====== Dataset extract

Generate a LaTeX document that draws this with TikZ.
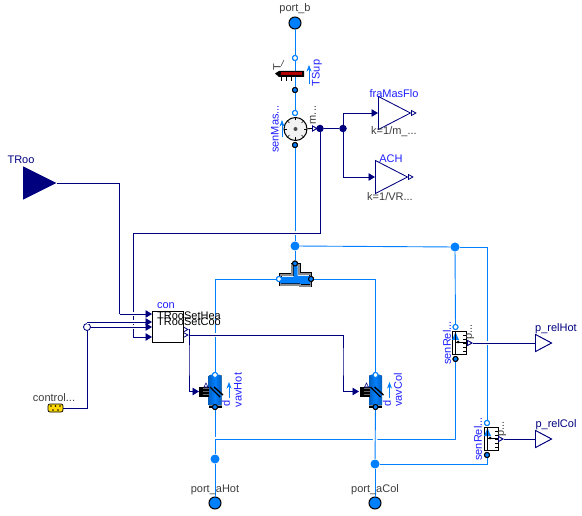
\documentclass[tikz,border=0pt]{standalone}
\usepackage{fontspec}
\setmainfont{Liberation Sans}
\usepackage{xcolor}
\definecolor{flow}{RGB}{0,127,255}
\definecolor{sig}{RGB}{0,0,127}
\definecolor{lab}{RGB}{30,30,255}
\definecolor{txt}{RGB}{60,60,60}
\usetikzlibrary{positioning,arrows.meta,shapes.geometric}

\begin{document}
\begin{tikzpicture}[font=\fontsize{11}{12}\selectfont, x=1pt, y=-1pt, >=Stealth]
\tikzset{
  fluid/.style={draw=flow, line width=.9pt},
  signal/.style={draw=sig, line width=.85pt},
  halo/.style={preaction={draw=white, line width=4.5pt, arrows=-}},
  inp/.style={-{Triangle[length=6.5pt,width=7.5pt]}},
  port/.style={circle, draw=black, line width=1pt, fill=flow, inner sep=0pt, minimum size=12pt},
  porta/.style={circle, draw=flow, line width=1pt, fill=white, inner sep=0pt, minimum size=5pt},
  portb/.style={circle, draw=black, line width=1pt, fill=flow, inner sep=0pt, minimum size=5pt},
  jun/.style={circle, fill=flow, inner sep=0pt, minimum size=9pt},
  dot/.style={circle, fill=sig, inner sep=0pt, minimum size=7.5pt},
  gain/.style={isosceles triangle, isosceles triangle stretches, draw=sig, line width=.85pt, fill=white, inner sep=0pt, anchor=lower side, shape border rotate=0},
  outtip/.style={gain, minimum width=5pt, minimum height=4.5pt, line width=.8pt},
  sens/.style={draw=black, line width=1pt, fill=white, minimum width=14pt, minimum height=23pt, inner sep=0pt},
  lbl/.style={text=lab, inner sep=0pt},
  par/.style={text=txt, inner sep=0pt},
  vert/.style={rotate=90, inner sep=0pt}
}
\useasboundingbox (0,0) rectangle (582,516);

% ports of the fluid side
\node[port] (port_b) at (295,23) {};
\node[port] (port_aHot) at (215,503) {};
\node[port] (port_aCol) at (375,503) {};
\node[jun] (junTop) at (295,246) {};
\node[jun] (junHot) at (215,459) {};
\node[jun] (junCol) at (375,464) {};
\node[jun] (junRel) at (455,247) {};
\node[porta] (TSup_a) at (295,58) {};
\node[portb] (TSup_b) at (295,90) {};
\node[porta] (senMas_a) at (295,113) {};
\node[portb] (senMas_b) at (295,145) {};
\node[portb] (spl_t) at (295,263.5) {};
\node[porta] (spl_l) at (279,279) {};
\node[portb] (spl_r) at (311,279) {};
\node[porta] (vavHot_a) at (215,375) {};
\node[portb] (vavHot_b) at (215,407) {};
\node[porta] (vavCol_a) at (375.5,375) {};
\node[portb] (vavCol_b) at (375.5,407) {};
\node[porta] (rel1_a) at (455.5,327) {};
\node[portb] (rel1_b) at (455.5,359) {};
\node[porta] (rel2_a) at (487,423) {};
\node[portb] (rel2_b) at (487,455) {};
\coordinate (hotTurn) at (215,439);

% blocks
\node[draw=black, line width=1pt, fill=white, minimum size=31pt, inner sep=0pt] (con) at (167.5,327.5) {};
\node[gain, minimum width=33pt, minimum height=32pt] (fraMasFlo) at (378,113) {};
\node[gain, minimum width=33pt, minimum height=32pt] (ACH) at (375,177) {};
\node[gain, minimum width=17pt, minimum height=16pt] (p_relHot) at (535,343) {};
\node[gain, minimum width=17pt, minimum height=16pt] (p_relCol) at (535,439) {};
\node[gain, fill=sig, minimum width=32pt, minimum height=32pt] (TRoo) at (23,183) {};
\node[dot] (dotA) at (320,128.5) {};
\node[dot] (dotB) at (343,128.5) {};
\node[circle, draw=sig, line width=.85pt, fill=white, inner sep=0pt, minimum size=7pt] (cir) at (87,327) {};
\node[draw=black, line width=.7pt, rounded corners=2pt, fill=yellow!75!orange, minimum width=15pt, minimum height=8pt, inner sep=0pt] (control) at (55.5,408) {};
\coordinate (conHea) at (152,314);
\coordinate (conOne) at (152,322);
\coordinate (conTwo) at (152,327);
\coordinate (conCoo) at (152,337);
\node[outtip] (conOutA) at (183,329.5) {};
\node[outtip] (conOutB) at (183,335) {};
\node[outtip] (senOut) at (312,128.5) {};
\node[outtip] (rel1Out) at (467,343) {};
\node[outtip] (rel2Out) at (498,439) {};
\node[outtip] (fraOut) at (411,113) {};
\node[outtip] (achOut) at (408,177) {};
\coordinate (vavHot_y) at (199,391.5);
\coordinate (vavCol_y) at (359,391.5);

% fluid lines
\draw[fluid] (port_b) -- (TSup_a);
\draw[fluid] (TSup_a) -- (TSup_b);
\draw[fluid] (TSup_b) -- (senMas_a);
\draw[fluid] (senMas_b) -- (junTop);
\draw[fluid] (junTop) -- (spl_t);
\draw[fluid] (spl_l) -| (vavHot_a);
\draw[fluid] (spl_r) -| (vavCol_a);
\draw[fluid] (vavHot_b) -- (hotTurn);
\draw[fluid, halo] (rel1_b) |- (hotTurn);
\draw[fluid] (hotTurn) -- (junHot);
\draw[fluid] (junHot) -- (port_aHot);
\draw[fluid, halo] (vavCol_b) -- (junCol);
\draw[fluid] (junCol) -- (port_aCol);
\draw[fluid] (junCol) -| (rel2_b);
\draw[fluid] (junTop) -- (junRel);
\draw[fluid] (junRel) -- (rel1_a);
\draw[fluid] (junRel) -| (rel2_a);

% signal lines
\draw[signal] (senOut) -- (dotA);
\draw[signal] (dotA) -- (dotB);
\draw[signal, inp] (dotB) |- (fraMasFlo.lower side);
\draw[signal, inp] (dotB) |- (ACH.lower side);
\draw[signal, halo] (dotA) |- (133,233) -- (133,337);
\draw[signal, inp] (133,337) -- (conCoo);
\draw[signal] (TRoo.apex) -| (119.5,314);
\draw[signal, inp, halo] (119.5,314) -- (conHea);
\draw[signal, inp, halo] (cir.north) |- (conOne);
\draw[signal, inp, halo] (cir.east) -- (conTwo);
\draw[signal] (control.east) -| (cir.south);
\draw[signal, inp, halo] (conOutB.apex) -| (343,360) |- (vavCol_y);
\draw[signal, inp] (conOutA.apex) -| (189,360) |- (vavHot_y);
\draw[signal, halo] (rel1Out.apex) -- (p_relHot.lower side);
\draw[signal] (rel2Out.apex) -- (p_relCol.lower side);

% redraw on top of the lines
\node[gain, minimum width=17pt, minimum height=16pt] at (535,343) {};
\node[gain, minimum width=17pt, minimum height=16pt] at (535,439) {};
\node[draw=black, line width=1pt, minimum size=31pt, inner sep=0pt] at (167.5,327.5) {};
\foreach \bx/\by in {51/406,55.5/406,60/406,53/410,58/410}
  \fill[black] (\bx,\by) circle (.9);

% temperature sensor
\fill[black] (275,73.5) -- (279,71) -- (304,71) -- (304,77) -- (279,77) -- cycle;
\fill[red!70!black] (281,72.5) rectangle (302,75.5);
\draw[black, line width=.8pt] (281,77) -- (281,81) (286,77) -- (286,81) (291,77) -- (291,81);
\draw[txt, line width=.5pt] (281,66) -- (284,60);
\draw[flow, line width=.8pt, ->] (309,84) -- (309,65);
\node[portb] at (295,90) {};
\node[porta] at (295,58) {};

% mass flow sensor
\node[circle, draw=black, line width=1pt, fill=black!5, inner sep=0pt, minimum size=23pt] (senMas) at (295.5,129) {};
\foreach \ang in {0,45,...,315}
  \draw[black, line width=.6pt] (senMas) ++(\ang:8.5) -- ++(\ang:3);
\fill[black!70] (senMas) circle (2);
\draw[black, line width=.8pt] (senMas) -- (senOut);
\draw[flow, line width=.8pt, ->] (282,137) -- (282,120);
\node[porta] at (295,113) {};
\node[portb] at (295,145) {};
\node[outtip] at (312,128.5) {};

% relative pressure sensors
\foreach \sx/\sy/\nm in {459/343/rel1,491/439/rel2}{
  \node[sens] (\nm) at (\sx,\sy) {};
  \fill[flow] (\sx-7,\sy-3) -- (\sx-3.5,\sy-11) -- (\sx,\sy-3) -- cycle;
  \draw[black, line width=.7pt] (\sx-3.5,\sy+11) -- (\sx-3.5,\sy-11);
  \draw[black, line width=.7pt] (\sx-3.5,\sy-1) -- (\sx+7,\sy-1);
  \foreach \tk in {-8,-4,...,8}
    \draw[black, line width=.6pt] (\sx+7,\sy+\tk) -- (\sx+3.5,\sy+\tk);
  \fill[black] (\sx-1,\sy-1) circle (1.5);
}
\node[porta] at (455.5,327) {};
\node[portb] at (455.5,359) {};
\node[porta] at (487,423) {};
\node[portb] at (487,455) {};
\node[outtip] at (467,343) {};
\node[outtip] at (498,439) {};

% damper bodies
\foreach \vx/\nm in {215/Hot,375.5/Col}{
  \fill[black!45] (\vx-6.5,375) rectangle (\vx+6.5,408);
  \fill[black] (\vx-6.5,405.5) rectangle (\vx+6.5,408);
  \shade[left color=flow!75!black, right color=flow!75!black, middle color=flow] (\vx-6.5,376) -- (\vx-4,374.5) -- (\vx+4,374.5) -- (\vx+6.5,376) -- (\vx+6.5,405) -- (\vx-6.5,405) -- cycle;
  \fill[black] (\vx-16,386.5) rectangle (\vx-6,397);
  \draw[black!60, line width=.6pt] (\vx-12,388) -- (\vx-6,388) (\vx-12,391) -- (\vx-6,391) (\vx-12,394) -- (\vx-6,394);
  \draw[black, line width=1.4pt] (\vx-5,387) -- (\vx+5,397) (\vx-1,387) -- (\vx+8,395);
  \draw[sig, line width=.6pt, fill=white] (\vx-11,387) -- (\vx-9,383) -- (\vx-7,387) -- cycle;
  \draw[flow, line width=.8pt, ->] (\vx+14,398) -- (\vx+14,382);
  \node[porta] at (\vx,375) {};
  \node[portb] at (\vx,407) {};
}

% splitter
\draw[black, line width=3pt, line join=miter] (280.5,275) -- (292,275) -- (292,265) -- (299,265) -- (299,274) -- (310.5,274) -- (310.5,286) -- (300,286) -- (300,285) -- (280.5,285) -- cycle;
\draw[black!45, line width=1.3pt, line join=miter] (280.5,275) -- (292,275) -- (292,265) -- (299,265) -- (299,274) -- (310.5,274) -- (310.5,286) -- (300,286) -- (300,285) -- (280.5,285) -- cycle;
\fill[flow] (280,277) -- (293.5,277) -- (293.5,266) -- (297.5,266) -- (297.5,276) -- (310,276) -- (310,284) -- (300,284) -- (300,283.5) -- (280,283.5) -- cycle;
\node[portb] at (295,263.5) {};
\node[porta] at (279,279) {};
\node[portb] at (311,279) {};

% labels
\node[par] (port_bLbl) at (295,9) {port\_b};
\node[par] (port_aHotLbl) at (215,490) {port\_aHot};
\node[par] (port_aColLbl) at (375,490) {port\_aCol};
\node[lbl, text=sig] (TRooLbl) at (21,160) {TRoo};
\node[par] (controlLbl) at (54,398) {control...};
\node[lbl] (conLbl) at (166,306) {con};
\node[anchor=west, inner sep=0pt, text=black] (heaLbl) at (157,316) {TRooSetHea};
\node[anchor=west, inner sep=0pt, text=black] (cooLbl) at (157,322) {TRooSetCoo};
\node[lbl] (fraLbl) at (394,94) {fraMasFlo};
\node[par] (fraPar) at (394,132) {k=1/m\_...};
\node[lbl] (achLbl) at (391,159) {ACH};
\node[par] (achPar) at (390,197) {k=1/VR...};
\node[lbl, text=sig] (relHotLbl) at (556,329) {p\_relHot};
\node[lbl, text=sig] (relColLbl) at (556,425) {p\_relCol};
\node[vert, text=lab] (senMasLbl) at (275,129) {senMas...};
\node[vert, text=lab] (TSupLbl) at (317,73) {TSup};
\node[vert, text=txt] (TLbl) at (277,67) {T};
\node[vert, text=txt] (mLbl) at (313,115) {m...};
\node[vert, text=lab] (vavHotLbl) at (238,390) {vavHot};
\node[vert, text=lab] (vavColLbl) at (398,390) {vavCol};
\node[vert, text=lab] (dHot) at (226,403) {d};
\node[vert, text=lab] (dCol) at (387,403) {d};
\node[vert, text=lab] (rel1Lbl) at (447,343) {senRel...};
\node[vert, text=lab] (rel2Lbl) at (478,439) {senRel...};
\node[vert, text=txt] (rel1p) at (470,332) {p...};
\node[vert, text=txt] (rel2p) at (502,429) {p...};
\end{tikzpicture}
\end{document}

============

With all pictures left out, please transcribe exactly the lines from the start of the material through the line with "(0,0) rectangle (582,516);".

Generate a LaTeX document that draws this with TikZ.
\documentclass[tikz,border=0pt]{standalone}
\usepackage{fontspec}
\setmainfont{Liberation Sans}
\usepackage{xcolor}
\definecolor{flow}{RGB}{0,127,255}
\definecolor{sig}{RGB}{0,0,127}
\definecolor{lab}{RGB}{30,30,255}
\definecolor{txt}{RGB}{60,60,60}
\usetikzlibrary{positioning,arrows.meta,shapes.geometric}

\begin{document}
\begin{tikzpicture}[font=\fontsize{11}{12}\selectfont, x=1pt, y=-1pt, >=Stealth]
\tikzset{
  fluid/.style={draw=flow, line width=.9pt},
  signal/.style={draw=sig, line width=.85pt},
  halo/.style={preaction={draw=white, line width=4.5pt, arrows=-}},
  inp/.style={-{Triangle[length=6.5pt,width=7.5pt]}},
  port/.style={circle, draw=black, line width=1pt, fill=flow, inner sep=0pt, minimum size=12pt},
  porta/.style={circle, draw=flow, line width=1pt, fill=white, inner sep=0pt, minimum size=5pt},
  portb/.style={circle, draw=black, line width=1pt, fill=flow, inner sep=0pt, minimum size=5pt},
  jun/.style={circle, fill=flow, inner sep=0pt, minimum size=9pt},
  dot/.style={circle, fill=sig, inner sep=0pt, minimum size=7.5pt},
  gain/.style={isosceles triangle, isosceles triangle stretches, draw=sig, line width=.85pt, fill=white, inner sep=0pt, anchor=lower side, shape border rotate=0},
  outtip/.style={gain, minimum width=5pt, minimum height=4.5pt, line width=.8pt},
  sens/.style={draw=black, line width=1pt, fill=white, minimum width=14pt, minimum height=23pt, inner sep=0pt},
  lbl/.style={text=lab, inner sep=0pt},
  par/.style={text=txt, inner sep=0pt},
  vert/.style={rotate=90, inner sep=0pt}
}
\useasboundingbox (0,0) rectangle (582,516);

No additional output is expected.